The Dow Jones Industrial Average rose 66.04, or 0.9 percent, to close at 7,740.03, having declined 101 points Thursday to a new five-month low. Earlier in the day, blue-chip stocks fell as much as 111 points.
The broader market also finished modestly higher. The Nasdaq Composite Index gained 2.4, or 0.2 percent, to 1,305.29. The Standard & Poor's 500 Index rose 6.79, or 0.8 percent, to 828.89.
For the week, however, the Dow fell 1.9 percent, the Nasdaq dropped 2.4 percent and the S&P; 500 lost 1.5 percent.
The Labor Department reported that the nation's unemployment rate rose to 5.8 percent in February and companies across the economy slashed 308,000 jobs the steepest one-month slide since November 2001, in the wake of the 2001 terrorist attacks.

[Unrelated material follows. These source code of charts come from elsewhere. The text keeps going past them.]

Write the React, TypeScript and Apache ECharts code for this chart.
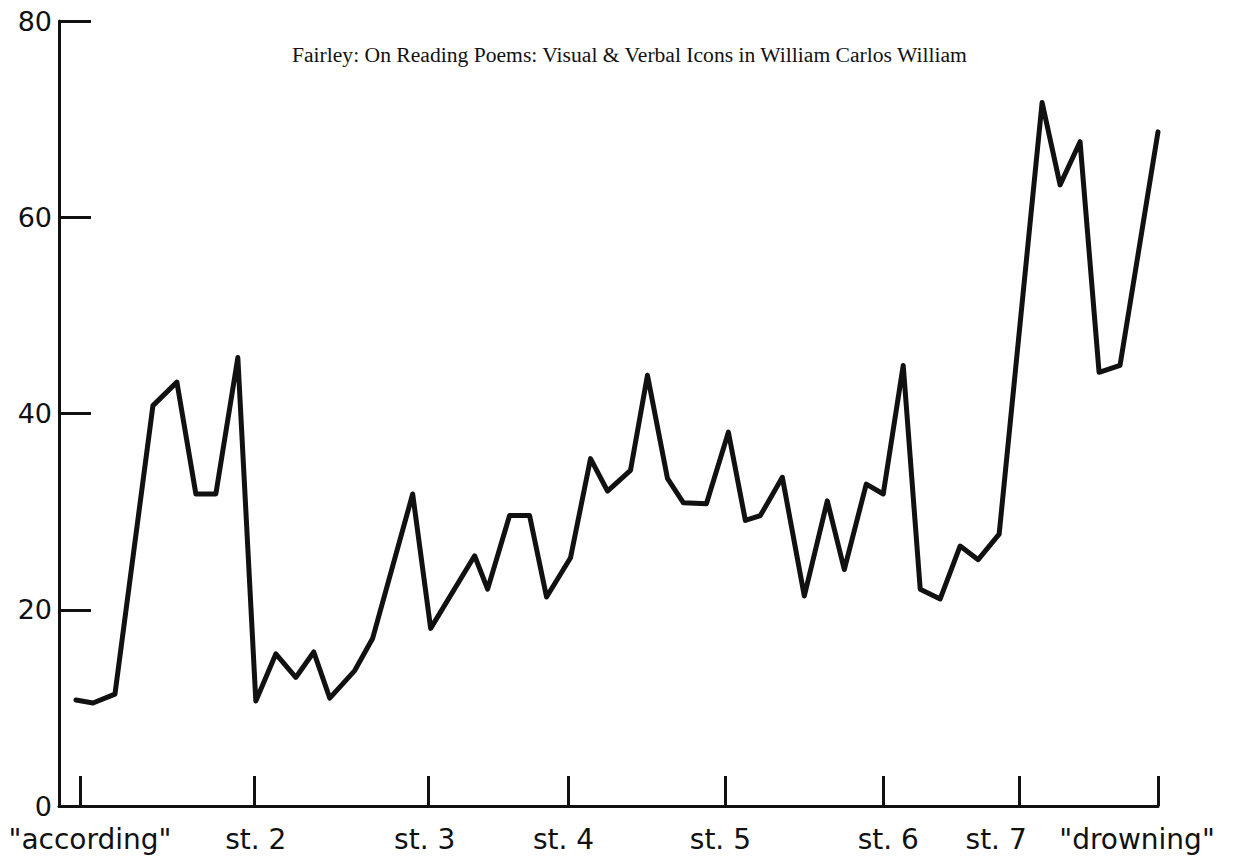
import React, { useEffect, useRef } from "react";
import * as echarts from "echarts";

const TITLE = "Fairley: On Reading Poems: Visual & Verbal Icons in William Carlos William";

// x positions along the poem (arbitrary units), y values
const xValues = [
  1.7, 3.4, 5.6, 9.4, 11.8, 13.7, 15.7, 17.9, 19.7, 21.7, 23.7, 25.5, 27.1, 29.6, 31.4,
  35.4, 37.2, 41.6, 42.9, 45.1, 47.1, 48.8, 51.2, 53.2, 54.9, 57.2, 58.9, 60.9, 62.5,
  64.8, 67.0, 68.7, 70.2, 72.4, 74.6, 76.9, 78.6, 80.8, 82.5, 84.5, 86.2, 88.2, 90.2,
  92.0, 94.1, 98.4, 100.2, 102.2, 104.1, 106.2, 110,
];
const yValues = [
  10.8, 10.5, 11.4, 40.8, 43.2, 31.8, 31.8, 45.7, 10.7, 15.5, 13.1, 15.7, 11.0, 13.8, 17.1,
  31.8, 18.1, 25.5, 22.1, 29.6, 29.6, 21.3, 25.3, 35.4, 32.1, 34.2, 43.9, 33.4, 30.9,
  30.8, 38.1, 29.1, 29.6, 33.5, 21.4, 31.1, 24.1, 32.8, 31.8, 44.9, 22.1, 21.1, 26.5,
  25.1, 27.7, 71.7, 63.3, 67.7, 44.2, 44.9, 68.7,
];

// stanza tick marks and their labels
const tickPositions = [2.1, 19.5, 37.0, 51.0, 66.7, 82.5, 96.1, 110];
const labelPositions = [3.1, 19.7, 36.6, 50.5, 66.2, 83.0, 93.8, 107.9];
const labelTexts = ['"according"', "st. 2", "st. 3", "st. 4", "st. 5", "st. 6", "st. 7", '"drowning"'];

const yTicks = [0, 20, 40, 60, 80];

export default function App() {
  const ref = useRef<HTMLDivElement>(null);

  useEffect(() => {
    if (!ref.current) return;
    const chart = echarts.init(ref.current, null, { renderer: "svg" });
    const ink = "#111";
    const sans = "DejaVu Sans";
    const option: any = {
      animation: false,
      backgroundColor: "#fff",
      title: {
        text: TITLE,
        left: 287,
        top: 39,
        textStyle: {
          fontFamily: "Liberation Serif",
          fontSize: 21.6,
          fontWeight: "normal",
          color: ink,
        },
      },
      grid: {
        left: 59,
        right: 79,
        top: 21,
        bottom: 54,
        containLabel: false,
        outerBoundsMode: "none",
      },
      xAxis: {
        type: "value",
        min: 0,
        max: 110,
        axisLine: { show: true, lineStyle: { color: ink, width: 3 } },
        axisTick: {
          show: true,
          inside: true,
          length: 30,
          customValues: tickPositions,
          lineStyle: { color: ink, width: 3 },
        },
        axisLabel: {
          customValues: labelPositions,
          formatter: (v: number) => {
            let best = 0;
            let d = Infinity;
            labelPositions.forEach((p, i) => {
              if (Math.abs(p - v) < d) {
                d = Math.abs(p - v);
                best = i;
              }
            });
            return labelTexts[best];
          },
          fontFamily: sans,
          fontSize: 28,
          color: ink,
          margin: 19,
          hideOverlap: false,
        },
        splitLine: { show: false },
      },
      yAxis: {
        type: "value",
        min: 0,
        max: 80,
        interval: 20,
        axisLine: { show: true, lineStyle: { color: ink, width: 3 } },
        axisTick: {
          show: true,
          inside: true,
          length: 32,
          lineStyle: { color: ink, width: 3 },
        },
        axisLabel: {
          fontFamily: sans,
          fontSize: 27,
          color: ink,
          margin: 7,
          formatter: (v: number) => (yTicks.includes(v) ? String(v) : ""),
        },
        splitLine: { show: false },
      },
      series: [
        {
          type: "line",
          data: xValues.map((x, i) => [x, yValues[i]]),
          symbol: "none",
          lineStyle: { color: ink, width: 5, join: "round", cap: "round" },
          clip: false,
        },
      ],
    };
    chart.setOption(option);
    return () => chart.dispose();
  }, []);

  return (
    <div
      ref={ref}
      style={{ position: "absolute", left: 0, top: 0, width: 1237, height: 860 }}
    />
  );
}
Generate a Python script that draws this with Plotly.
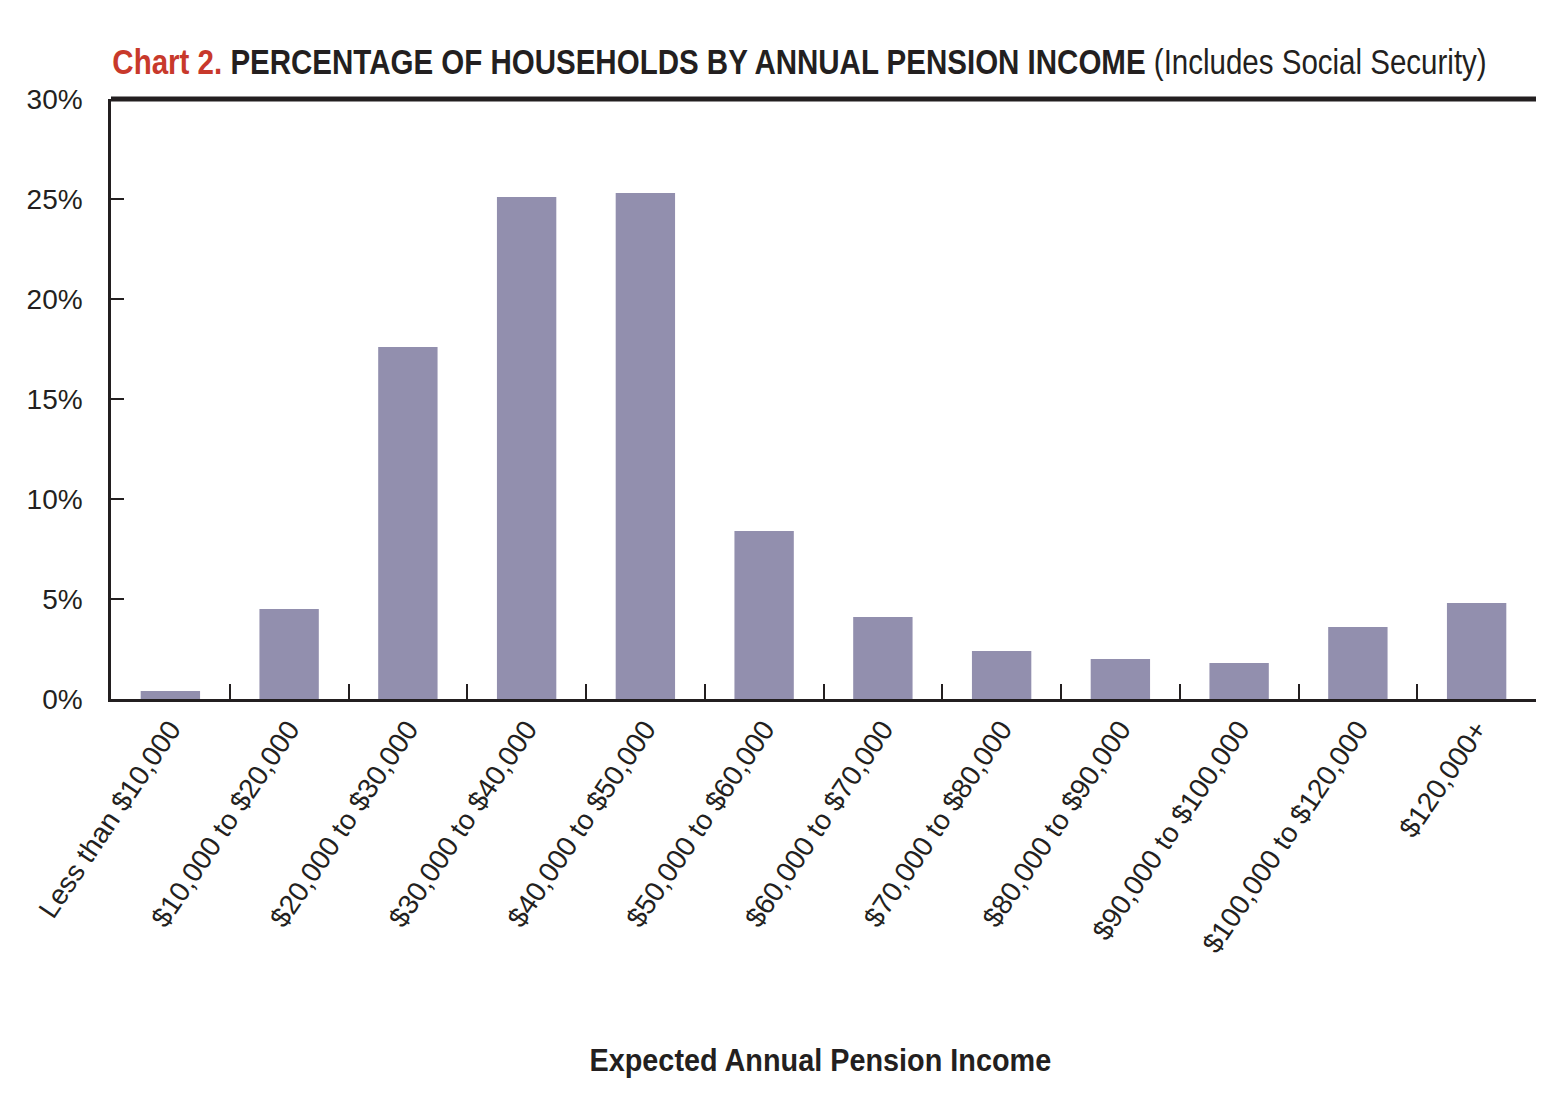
import plotly.graph_objects as go

categories = ["Less than $10,000", "$10,000 to $20,000", "$20,000 to $30,000", "$30,000 to $40,000",
              "$40,000 to $50,000", "$50,000 to $60,000", "$60,000 to $70,000", "$70,000 to $80,000",
              "$80,000 to $90,000", "$90,000 to $100,000", "$100,000 to $120,000", "$120,000+"]
values = [0.4, 4.5, 17.6, 25.1, 25.3, 8.4, 4.1, 2.4, 2.0, 1.8, 3.6, 4.8]
y_ticks = [0, 5, 10, 15, 20, 25, 30]
y_tick_labels = [f"{v}%" for v in y_ticks]

W, H = 1542, 1103
ml, mr, mt, mb = 103, 14, 91, 412
plot_w = W - ml - mr
plot_h = H - mt - mb

def py(px):
    return (H - mb - px) / plot_h

def px_(x):
    return (x - ml) / plot_w

ink = "#231f20"

fig = go.Figure(go.Bar(x=categories, y=values, marker=dict(color="#928fae", line=dict(width=0))))

fig.update_layout(
    width=W, height=H,
    margin=dict(l=ml, r=mr, t=mt, b=mb),
    plot_bgcolor="white", paper_bgcolor="white",
    bargap=0.5,
    showlegend=False,
    font=dict(family="Liberation Sans, Arial, sans-serif", size=28, color=ink),
)
fig.update_xaxes(
    type="category", showgrid=False, showline=True, linecolor=ink, linewidth=2.5,
    ticks="inside", tickson="boundaries", ticklen=15, tickwidth=2, tickcolor=ink,
    tickangle=-56, tickfont=dict(size=28, color=ink), automargin=False,
)
fig.update_yaxes(
    range=[0, 30], showgrid=False, showline=True, linecolor=ink, linewidth=2.5,
    ticks="inside", ticklen=13, tickwidth=2, tickcolor=ink,
    tickvals=y_ticks, ticktext=y_tick_labels, tickfont=dict(size=28, color=ink),
    ticklabelstandoff=20, zeroline=False, automargin=False,
)
fig.add_shape(type="line", xref="paper", yref="paper", x0=0, x1=1, y0=1, y1=1,
              line=dict(color=ink, width=5))
fig.add_annotation(
    xref="paper", yref="paper", x=px_(102), y=py(54), xanchor="left", yanchor="middle", showarrow=False,
    text="<span style='color:#c8392b'><b>Chart 2.</b></span> <b>PERCENTAGE OF HOUSEHOLDS BY ANNUAL PENSION INCOME</b> (Includes Social Security)",
    font=dict(family="Liberation Sans, Arial, sans-serif", size=35, color=ink),
)
fig.add_annotation(
    xref="paper", yref="paper", x=px_(812), y=py(1052), xanchor="center", yanchor="middle",
    showarrow=False, text="<b>Expected Annual Pension Income</b>",
    font=dict(family="Liberation Sans, Arial, sans-serif", size=32, color=ink),
)

# Narrow the two condensed-face texts horizontally (no condensed font installed)
squeeze_js = """
var gd = document.getElementById('{plot_id}');
var widths = {0: [1375, 'left'], 1: [462, 'center']};
gd.querySelectorAll('g.annotation').forEach(function(g){
  var idx = g.getAttribute('data-index');
  if (!(idx in widths)) return;
  var t = g.querySelector('text.annotation-text');
  if (!t) return;
  var bb = t.getBBox();
  var sx = widths[idx][0] / bb.width;
  var cx = widths[idx][1] === 'left' ? bb.x : bb.x + bb.width / 2;
  t.setAttribute('transform', 'translate(' + cx + ',0) scale(' + sx + ',1) translate(' + (-cx) + ',0)');
});
"""

fig.write_html("out.html", post_script=squeeze_js)
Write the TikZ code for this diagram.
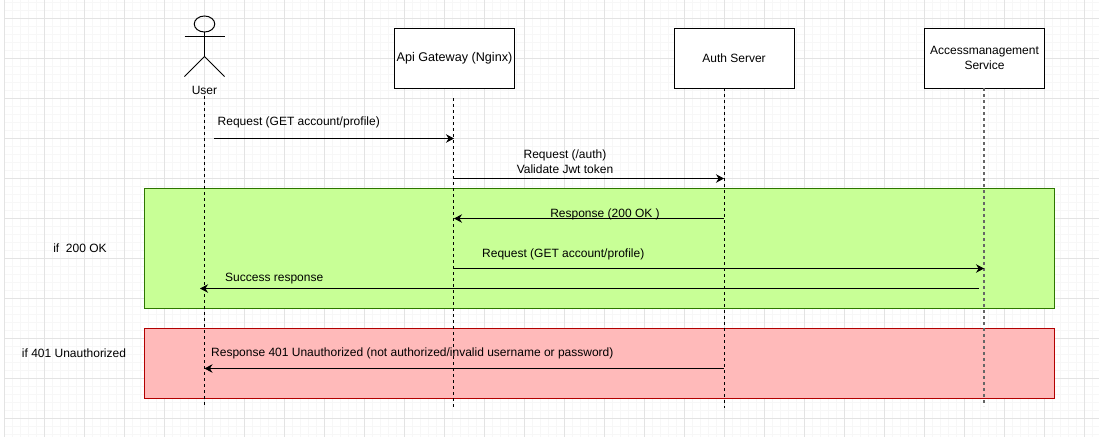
\documentclass[tikz,border=0pt]{standalone}
\usepackage{fontspec}
\setmainfont{Liberation Sans}
\usetikzlibrary{arrows.meta,shapes.geometric}

\definecolor{okfill}{HTML}{C8FF96}
\definecolor{okline}{HTML}{2D7600}
\definecolor{failfill}{HTML}{FFBABA}
\definecolor{failline}{HTML}{B20000}

\tikzset{
	actorbox/.style = {draw, fill=white, line width=1pt, minimum width=120pt, minimum height=60pt, inner sep=0pt, align=center, font=\fontsize{12}{15}\selectfont},
	lifeline/.style = {dash pattern=on 3pt off 3pt, line width=0.9pt},
	message/.style = {-{Stealth[length=8pt,width=8.5pt]}, line width=0.9pt},
	caption/.style = {inner sep=0pt, align=center, font=\fontsize{12}{15}\selectfont},
	area/.style = {line width=0.8pt, minimum width=910.5pt, inner sep=0pt},
}

\begin{document}
\begin{tikzpicture}[x=1pt,y=-1pt]
	\useasboundingbox (0,0) rectangle (1099,437);
	\fill [white] (0,0) rectangle (1099,437);

	% grid
	\foreach \gx in {0,...,136}
		\draw [black!3, line width=0.5pt] (4+8*\gx,0) -- (4+8*\gx,437);
	\foreach \gy in {0,...,54}
		\draw [black!3, line width=0.5pt] (4,2+8*\gy) -- (1099,2+8*\gy);
	\foreach \gx in {0,...,27}
		\draw [black!11, line width=0.8pt] (4+40*\gx,0) -- (4+40*\gx,437);
	\foreach \gy in {0,...,10}
		\draw [black!11, line width=0.8pt] (4,18+40*\gy) -- (1099,18+40*\gy);

	% alternatives
	\node (okarea) [area, draw=okline, fill=okfill, minimum height=120pt] at (599.3,248) {};
	\node (failarea) [area, draw=failline, fill=failfill, minimum height=70pt] at (599.3,363) {};
	\node (oklabel) [caption] at (80,248) {if\ \ 200 OK};
	\node (faillabel) [caption] at (74,353) {if 401 Unauthorized};

	% actors
	\node (head) [draw, line width=1pt, ellipse, minimum width=20.5pt, minimum height=16pt, inner sep=0pt] at (204.5,24) {};
	\coordinate (neck) at (204.5,32);
	\coordinate (hip) at (204.5,56.5);
	\coordinate (armleft) at (184.5,36);
	\coordinate (armright) at (224.5,36);
	\coordinate (footleft) at (184.5,76.5);
	\coordinate (footright) at (224.5,76.5);
	\draw [line width=1pt] (neck) -- (hip);
	\draw [line width=1pt] (armleft) -- (armright);
	\draw [line width=1pt] (footleft) -- (hip) -- (footright);
	\node (user) [caption] at (204.5,90) {User};
	\node (gateway) [actorbox, font=\fontsize{12.6}{15}\selectfont] at (454.5,58) {Api Gateway (Nginx)};
	\node (auth) [actorbox] at (734,58) {Auth Server};
	\node (access) [actorbox] at (984.5,58) {Accessmanagement\\Service};

	% lifelines
	\coordinate (userend) at (204.5,408);
	\coordinate (gatewaytop) at (453.5,98);
	\coordinate (gatewayend) at (453.5,408);
	\coordinate (authtop) at (724.5,88);
	\coordinate (authend) at (724.5,408);
	\coordinate (accesstop) at (984,88);
	\coordinate (accessend) at (984,406);
	\draw [lifeline] (user.south) ++(0,2) -- (userend);
	\draw [lifeline] (gatewaytop) -- (gatewayend);
	\draw [lifeline] (authtop) -- (authend);
	\draw [lifeline, black!60, line width=1.3pt] (accesstop) -- (accessend);

	% messages
	\coordinate (reqfrom) at (214,138.5);
	\coordinate (reqto) at (454,138.5);
	\coordinate (authfrom) at (454,178.5);
	\coordinate (authto) at (724,178.5);
	\coordinate (okfrom) at (724,218.5);
	\coordinate (okto) at (454,218.5);
	\coordinate (fwdfrom) at (454,268.5);
	\coordinate (fwdto) at (984,268.5);
	\coordinate (sucfrom) at (979,288.5);
	\coordinate (sucto) at (200,288.5);
	\coordinate (failfrom) at (724,368.5);
	\coordinate (failto) at (204.5,368.5);
	\draw [message] (reqfrom) -- (reqto);
	\draw [message] (authfrom) -- (authto);
	\draw [message] (okfrom) -- (okto);
	\draw [message] (fwdfrom) -- (fwdto);
	\draw [message] (sucfrom) -- (sucto);
	\draw [message] (failfrom) -- (failto);

	% message labels
	\node (reqlabel) [caption, anchor=west] at (217.5,122) {Request (GET account/profile)};
	\node (authlabel) [caption] at (565,162) {Request (/auth)\\Validate Jwt token};
	\node (oklabeltwo) [caption] at (605,214) {Response (200 OK )};
	\node (fwdlabel) [caption, anchor=west] at (482,254) {Request (GET account/profile)};
	\node (suclabel) [caption, anchor=west] at (225,278.5) {Success response};
	\node (faillabeltwo) [caption, anchor=west] at (211,353.5) {Response 401 Unauthorized (not authorized/invalid username or password)};
\end{tikzpicture}
\end{document}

The news sent stocks sliding in early trading before bouncing back on speculation that the United States might be closing in on Osama bin Laden.
Pakistan's provincial home minister, Sanaullah Zehri, said seven al Qaeda members were killed and eight wounded, including bin Laden's sons, in southeastern Afghanistan. The news drew cheers on the New York Stock Exchange floor, although U.S. counterterrorism officials later disputed the assertion that bin Laden's sons had been captured.
Meanwhile, Britain proposed giving Saddam Hussein a March 17 deadline to comply with United Nations inspections or face war as the chief weapons inspectors gave the Security Council a generally upbeat report yesterday on Iraq's cooperation. The United States supports the proposal, although France threatened to veto it.
"The international political uncertainties continue to weigh on both the economy and the markets, making it difficult for decision-makers to make long-term commitments," said Edgar Peters, chief investment officer at PanAgora Asset Management. "The economy can only wait so long for political issues to be resolved before real deterioration begins."
Intel fell 69 cents to $16.01 after the chip maker narrowed its first-quarter revenue estimates to between $6.6 billion and $6.8 billion, compared with earlier estimates of $6.5 billion to $7 billion.
3Com slid 39 cents to $4.11 after the maker of computer-networking equipment lowered its fiscal third-quarter revenue estimates, citing weak demand in North America.
Gainers included Johnson & Johnson, which climbed $2 to $55.30, and Caterpillar, which rose $1.20 to $45.80.
Advancing issues outnumbered decliners 5 to 4 on the New York Stock Exchange. Volume was light at 1.36 billion shares, compared with 1.3 billion traded Thursday.
The Russell 2000 index, a barometer of smaller-company stocks, gained 0.34, or 0.1 percent, to 354.18.
Overseas, Japan's Nikkei stock average finished 2.7 percent lower yesterday. In Europe, France's CAC-40 fell 2.3 percent, Britain's FTSE 100 dropped 1.8 percent and Germany's DAX index declined 0.2 percent.